In Texas, EPA pulled no punches when it overrode state officials to issue an emergency order against Range Resources Corp. in December 2010. The agency alleged that the company contaminated at least two water wells with methane and benzene.
Dallas-based EPA Regional Director Al Armendariz acted under the emergency provisions of the Safe Drinking Water Act, which require EPA to determine that local authorities have not done enough to protect human health. When an Armendariz aide notified then-Railroad Commission Chairman Victor Carrillo, the state's top oil and gas regulator, Carrillo replied with an email calling the federal action "premature."
Armendariz forwarded Carrillo's reply to EPA headquarters officials with a single-word message: "Stunning."
In a hearing called shortly thereafter, the Railroad Commission exonerated Range. One member of the commission called EPA's action "a frontal assault on domestic natural gas production."
Still, EPA has not backed off from its emergency order. The case is pending in federal court, awaiting a ruling from an appeals court.
EPA has also weighed in on proposed new drilling rules in New York, suggesting improvements the state Department of Environmental Conservation could make and questioning whether the state has the resources to enforce the rules it is proposing. And in Pennsylvania last year, EPA pressed state officials to do more monitoring of Marcellus Shale drilling wastewater. The pressure came after The New York Times reported wastewater was being sent to treatment plants unable to handle the radioactive material it contains. Pennsylvania officials later reported radioactivity tests came back "at or below" safe levels (Greenwire, March 8, 2011).
The agency is doing a multi-year study of the safety of hydraulic fracturing. It will supplant a 2004 study that relied largely on reports from state agencies to conclude hydraulic fracturing presented little risk. This time, EPA has said it will test on its own.
'Out on a limb'?
Dimock is the first of the interventions to take place even after a state investigated and punished a company for environmental violations.
The Pennsylvania Department of Environmental Protection shut down some of Cabot Oil & Gas Co.'s wells, fined the company and negotiated a $4.1 million settlement in which all of the affected homeowners got at least two times the value of their home, and kept any mineral rights. The state's investigation began after residents in the small community began complaining of cloudy, foul-smelling water in 2008.

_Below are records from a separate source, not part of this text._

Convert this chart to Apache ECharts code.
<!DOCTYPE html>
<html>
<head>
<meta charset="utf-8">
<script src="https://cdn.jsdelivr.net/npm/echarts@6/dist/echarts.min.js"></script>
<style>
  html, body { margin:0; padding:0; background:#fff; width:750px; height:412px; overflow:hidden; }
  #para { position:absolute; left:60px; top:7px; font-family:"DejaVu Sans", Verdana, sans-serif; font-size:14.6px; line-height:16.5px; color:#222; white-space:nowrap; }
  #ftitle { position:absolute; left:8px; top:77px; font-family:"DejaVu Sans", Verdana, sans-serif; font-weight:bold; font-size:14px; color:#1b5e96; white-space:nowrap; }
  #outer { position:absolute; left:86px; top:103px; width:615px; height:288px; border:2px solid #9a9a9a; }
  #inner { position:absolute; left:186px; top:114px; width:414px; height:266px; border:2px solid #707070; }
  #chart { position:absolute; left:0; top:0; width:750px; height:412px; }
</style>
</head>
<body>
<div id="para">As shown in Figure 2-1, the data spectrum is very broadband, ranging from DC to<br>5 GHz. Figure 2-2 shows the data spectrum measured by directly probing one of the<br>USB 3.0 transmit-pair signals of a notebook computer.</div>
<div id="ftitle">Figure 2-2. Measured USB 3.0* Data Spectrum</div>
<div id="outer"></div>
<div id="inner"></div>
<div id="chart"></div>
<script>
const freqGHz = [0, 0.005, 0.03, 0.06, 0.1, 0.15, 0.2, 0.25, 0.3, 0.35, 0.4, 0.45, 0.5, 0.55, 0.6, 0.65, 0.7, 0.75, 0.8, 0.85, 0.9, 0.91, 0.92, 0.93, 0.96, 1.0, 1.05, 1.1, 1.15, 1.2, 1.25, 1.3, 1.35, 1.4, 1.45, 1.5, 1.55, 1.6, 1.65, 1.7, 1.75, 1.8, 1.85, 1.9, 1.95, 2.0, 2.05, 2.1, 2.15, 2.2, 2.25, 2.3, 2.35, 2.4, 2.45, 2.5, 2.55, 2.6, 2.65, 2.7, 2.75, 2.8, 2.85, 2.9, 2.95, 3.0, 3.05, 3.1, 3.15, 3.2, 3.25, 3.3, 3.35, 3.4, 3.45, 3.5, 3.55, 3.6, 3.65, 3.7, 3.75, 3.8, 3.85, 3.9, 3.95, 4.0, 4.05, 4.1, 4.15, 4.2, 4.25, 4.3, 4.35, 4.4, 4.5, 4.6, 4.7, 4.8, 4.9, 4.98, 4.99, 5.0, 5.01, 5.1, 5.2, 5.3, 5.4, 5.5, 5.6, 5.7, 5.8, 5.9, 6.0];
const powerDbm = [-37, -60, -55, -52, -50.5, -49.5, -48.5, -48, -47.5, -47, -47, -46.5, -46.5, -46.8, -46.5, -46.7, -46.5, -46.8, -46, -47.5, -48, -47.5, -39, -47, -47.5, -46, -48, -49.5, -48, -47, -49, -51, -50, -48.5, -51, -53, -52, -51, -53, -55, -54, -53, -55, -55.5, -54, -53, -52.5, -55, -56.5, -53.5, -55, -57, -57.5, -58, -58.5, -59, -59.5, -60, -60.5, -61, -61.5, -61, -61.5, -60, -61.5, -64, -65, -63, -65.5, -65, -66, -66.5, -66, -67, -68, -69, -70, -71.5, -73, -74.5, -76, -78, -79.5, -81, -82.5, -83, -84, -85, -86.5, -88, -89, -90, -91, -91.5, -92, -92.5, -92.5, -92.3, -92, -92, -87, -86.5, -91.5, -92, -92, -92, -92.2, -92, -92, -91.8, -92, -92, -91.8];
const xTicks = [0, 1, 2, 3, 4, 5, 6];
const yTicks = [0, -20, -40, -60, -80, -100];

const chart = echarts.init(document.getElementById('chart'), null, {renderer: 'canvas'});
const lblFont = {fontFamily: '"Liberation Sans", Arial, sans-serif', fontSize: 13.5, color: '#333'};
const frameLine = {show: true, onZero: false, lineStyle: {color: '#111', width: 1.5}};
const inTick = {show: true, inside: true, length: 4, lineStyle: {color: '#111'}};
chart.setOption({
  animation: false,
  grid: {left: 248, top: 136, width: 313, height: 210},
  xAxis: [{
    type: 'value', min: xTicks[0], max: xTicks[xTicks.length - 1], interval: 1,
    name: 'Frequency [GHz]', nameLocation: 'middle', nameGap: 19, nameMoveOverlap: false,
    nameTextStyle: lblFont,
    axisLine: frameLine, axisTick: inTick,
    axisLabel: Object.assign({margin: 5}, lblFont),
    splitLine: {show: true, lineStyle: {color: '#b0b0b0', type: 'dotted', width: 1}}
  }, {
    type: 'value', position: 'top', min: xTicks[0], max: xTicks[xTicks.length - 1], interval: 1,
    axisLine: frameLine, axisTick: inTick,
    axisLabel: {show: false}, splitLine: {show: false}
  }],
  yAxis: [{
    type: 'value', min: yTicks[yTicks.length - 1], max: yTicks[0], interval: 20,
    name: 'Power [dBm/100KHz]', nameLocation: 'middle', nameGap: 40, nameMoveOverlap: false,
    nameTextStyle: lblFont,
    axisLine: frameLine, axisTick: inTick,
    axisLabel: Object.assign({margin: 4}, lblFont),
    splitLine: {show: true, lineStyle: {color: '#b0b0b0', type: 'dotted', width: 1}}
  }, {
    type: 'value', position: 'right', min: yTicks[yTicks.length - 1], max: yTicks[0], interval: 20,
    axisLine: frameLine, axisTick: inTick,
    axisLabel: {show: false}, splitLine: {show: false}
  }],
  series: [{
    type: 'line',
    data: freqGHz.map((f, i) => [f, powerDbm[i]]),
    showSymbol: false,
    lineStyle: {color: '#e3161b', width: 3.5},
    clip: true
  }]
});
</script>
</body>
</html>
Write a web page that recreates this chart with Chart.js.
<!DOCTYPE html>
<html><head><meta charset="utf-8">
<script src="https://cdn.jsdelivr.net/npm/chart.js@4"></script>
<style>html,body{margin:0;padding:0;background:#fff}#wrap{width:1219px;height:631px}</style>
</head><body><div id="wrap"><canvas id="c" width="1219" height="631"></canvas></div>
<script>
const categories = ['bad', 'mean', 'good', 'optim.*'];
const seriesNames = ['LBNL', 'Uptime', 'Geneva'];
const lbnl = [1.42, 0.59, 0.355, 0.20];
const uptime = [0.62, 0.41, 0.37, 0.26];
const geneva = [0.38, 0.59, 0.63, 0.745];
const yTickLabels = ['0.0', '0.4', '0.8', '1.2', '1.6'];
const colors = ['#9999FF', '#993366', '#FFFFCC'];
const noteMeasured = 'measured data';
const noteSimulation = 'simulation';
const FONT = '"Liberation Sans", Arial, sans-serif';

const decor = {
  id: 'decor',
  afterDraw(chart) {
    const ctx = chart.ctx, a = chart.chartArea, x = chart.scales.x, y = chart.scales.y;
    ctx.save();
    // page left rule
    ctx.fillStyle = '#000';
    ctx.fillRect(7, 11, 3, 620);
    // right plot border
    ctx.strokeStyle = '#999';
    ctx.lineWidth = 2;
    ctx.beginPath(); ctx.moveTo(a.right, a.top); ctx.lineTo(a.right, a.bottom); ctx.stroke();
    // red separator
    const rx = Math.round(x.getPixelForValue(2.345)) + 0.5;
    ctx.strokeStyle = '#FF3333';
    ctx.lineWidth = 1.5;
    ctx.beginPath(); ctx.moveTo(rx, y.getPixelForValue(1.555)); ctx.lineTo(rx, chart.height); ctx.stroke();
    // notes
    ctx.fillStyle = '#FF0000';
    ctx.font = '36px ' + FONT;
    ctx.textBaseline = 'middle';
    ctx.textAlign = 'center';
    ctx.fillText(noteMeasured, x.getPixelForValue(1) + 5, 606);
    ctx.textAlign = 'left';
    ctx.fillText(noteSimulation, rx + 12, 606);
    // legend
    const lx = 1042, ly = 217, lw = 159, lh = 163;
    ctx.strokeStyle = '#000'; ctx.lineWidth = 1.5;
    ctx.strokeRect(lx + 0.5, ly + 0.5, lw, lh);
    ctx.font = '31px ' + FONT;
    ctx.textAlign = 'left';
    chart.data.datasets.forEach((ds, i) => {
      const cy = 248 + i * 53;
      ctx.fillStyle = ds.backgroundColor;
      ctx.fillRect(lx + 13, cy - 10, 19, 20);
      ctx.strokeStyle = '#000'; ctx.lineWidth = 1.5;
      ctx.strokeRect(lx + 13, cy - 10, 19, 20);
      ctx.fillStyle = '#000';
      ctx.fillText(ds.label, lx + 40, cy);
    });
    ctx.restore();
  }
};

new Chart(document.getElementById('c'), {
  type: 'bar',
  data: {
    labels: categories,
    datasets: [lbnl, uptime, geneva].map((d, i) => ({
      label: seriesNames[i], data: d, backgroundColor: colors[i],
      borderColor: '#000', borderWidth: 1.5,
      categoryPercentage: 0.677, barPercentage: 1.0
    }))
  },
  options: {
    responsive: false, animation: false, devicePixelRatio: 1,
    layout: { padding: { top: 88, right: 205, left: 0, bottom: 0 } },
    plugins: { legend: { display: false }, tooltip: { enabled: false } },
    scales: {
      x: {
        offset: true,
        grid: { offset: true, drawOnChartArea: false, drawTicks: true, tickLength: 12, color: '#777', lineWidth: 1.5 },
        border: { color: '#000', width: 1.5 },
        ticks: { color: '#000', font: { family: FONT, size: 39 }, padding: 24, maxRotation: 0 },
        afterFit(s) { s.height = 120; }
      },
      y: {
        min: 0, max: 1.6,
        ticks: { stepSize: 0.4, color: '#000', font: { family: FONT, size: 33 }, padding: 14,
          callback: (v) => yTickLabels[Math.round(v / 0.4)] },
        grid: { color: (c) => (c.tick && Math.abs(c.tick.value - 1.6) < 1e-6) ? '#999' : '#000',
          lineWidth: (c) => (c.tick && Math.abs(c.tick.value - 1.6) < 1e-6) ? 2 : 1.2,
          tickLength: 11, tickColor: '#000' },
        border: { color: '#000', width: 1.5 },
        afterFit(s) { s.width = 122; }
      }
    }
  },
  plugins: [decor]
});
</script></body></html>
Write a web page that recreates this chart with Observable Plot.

Cabot also delivered water to affected homeowners until November, when state regulators agreed it could stop. The residents say their aquifer is still contaminated.
Since November, EPA has flip-flopped several times about how to handle Dimock. First, it said the water posed no health risk, then that it merited more study. Earlier this month, the agency promised to deliver water but reneged within 24 hours.
Then, last week, EPA flipped again. The agency announced it would test 60 wells and deliver water to four homes.
Cabot denies contaminating the wells, saying most wells in the region were laced with methane long before the arrival of drilling. In a letter to Jackson yesterday, Cabot CEO Dan Dinges said "EPA's actions in Dimock appear to undercut the President's stated commitment to this important resource, even in light of EPA's regulatory mission."
The EPA interventions have generated some barbed comments between EPA officials and Pennsylvania DEP Secretary Michael Krancer. First, Krancer sent EPA regional officials a letter stating the agency had only a "rudimentary" understanding of the Dimock situation. He also derided EPA's Pavillion report as a "rush to conclusions." The next day, Jackson told reporters his words were "puzzling" and not helpful to people in Dimock.
John Hanger, who oversaw the Dimock case as head of the Pennsylvania DEP under Democratic Gov. Ed Rendell (D), said he is all for more testing and monitoring. But he said what EPA has found does not necessarily point at contamination from drilling.
"It's unusual for EPA to insert themselves. It does demonstrate the restraint EPA has shown in the past," Hanger said. "Perhaps it demonstrates how far out on a limb they are now."